Dłużnik jednak zaprzeczył, aby miał pożyczać jakieś pieniądze. Pomiędzy kompanami wywiązała się kłótnia, która stawała się coraz bardziej burzliwa. Kiedy mężczyznom zabrakło argumentów słownych, wywiązała się bójka, w którą włączył się trzeci uczestnik imprezy. W wyniku przepychanek ucierpiał 37-latek, który z krwawiącym nosem udał się na posterunek policji, aby zgłosić całe zajście.
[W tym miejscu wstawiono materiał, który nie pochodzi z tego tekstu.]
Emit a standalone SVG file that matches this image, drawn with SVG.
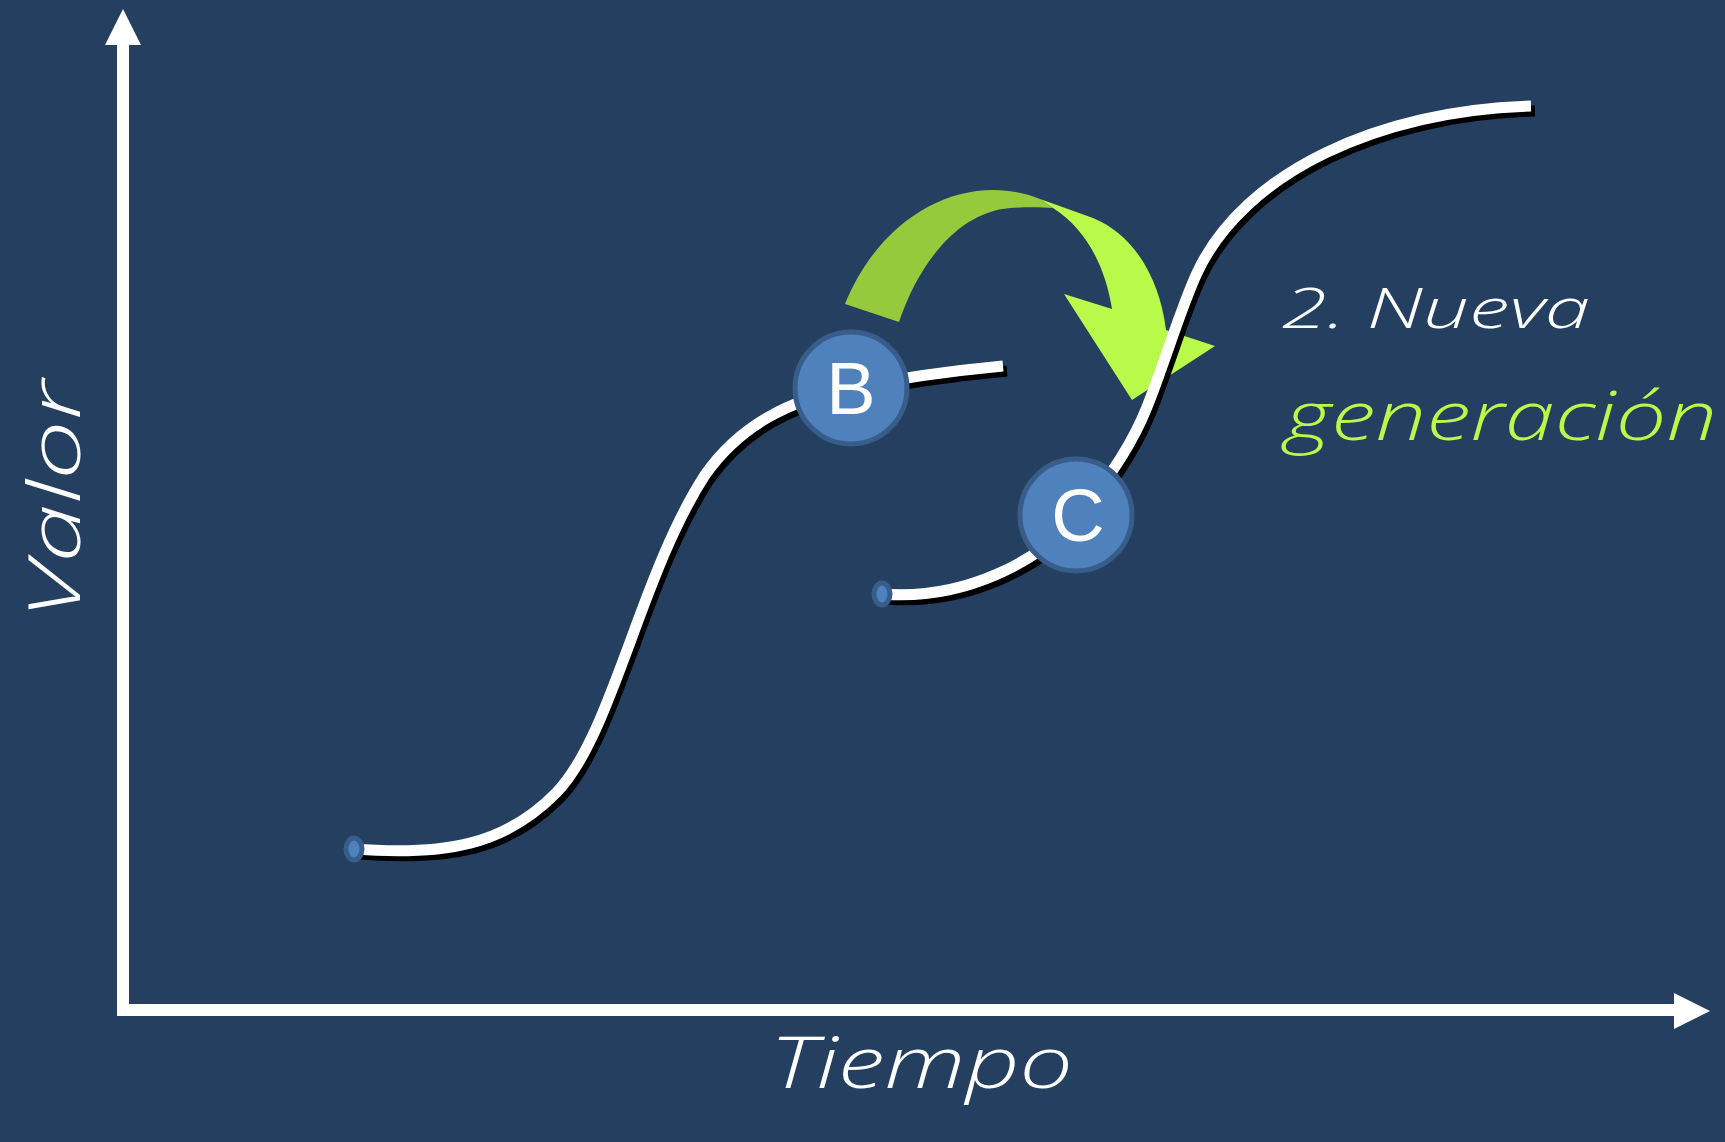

Policjanci zatrzymali sprawców pobicia. Mężczyźni nie kryli faktu, że użyli siły fizycznej wobec 37-latka. Zarówno poszkodowany jak i sprawcy mieli prawie po 2 promile alkoholu w wydychanym powietrzu. Zaraz po wytrzeźwieniu poszkodowany zgłosił się ponownie na komisariat i złożył oficjalne zawiadomienie o pobiciu.

Potwierdził, że został uderzony przez dwóch mężczyzn, po tym jak od jednego z nich zażądał zwrotu pieniędzy. Przyznał jednak, że doszło do pomyłki, ponieważ drobną sumę pożyczył, ale... całkiem innemu mężczyźnie.

Zatrzymanym mężczyznom przedstawiono zarzut pobicia, za co grozi kara pozbawienia wolności do lat 8.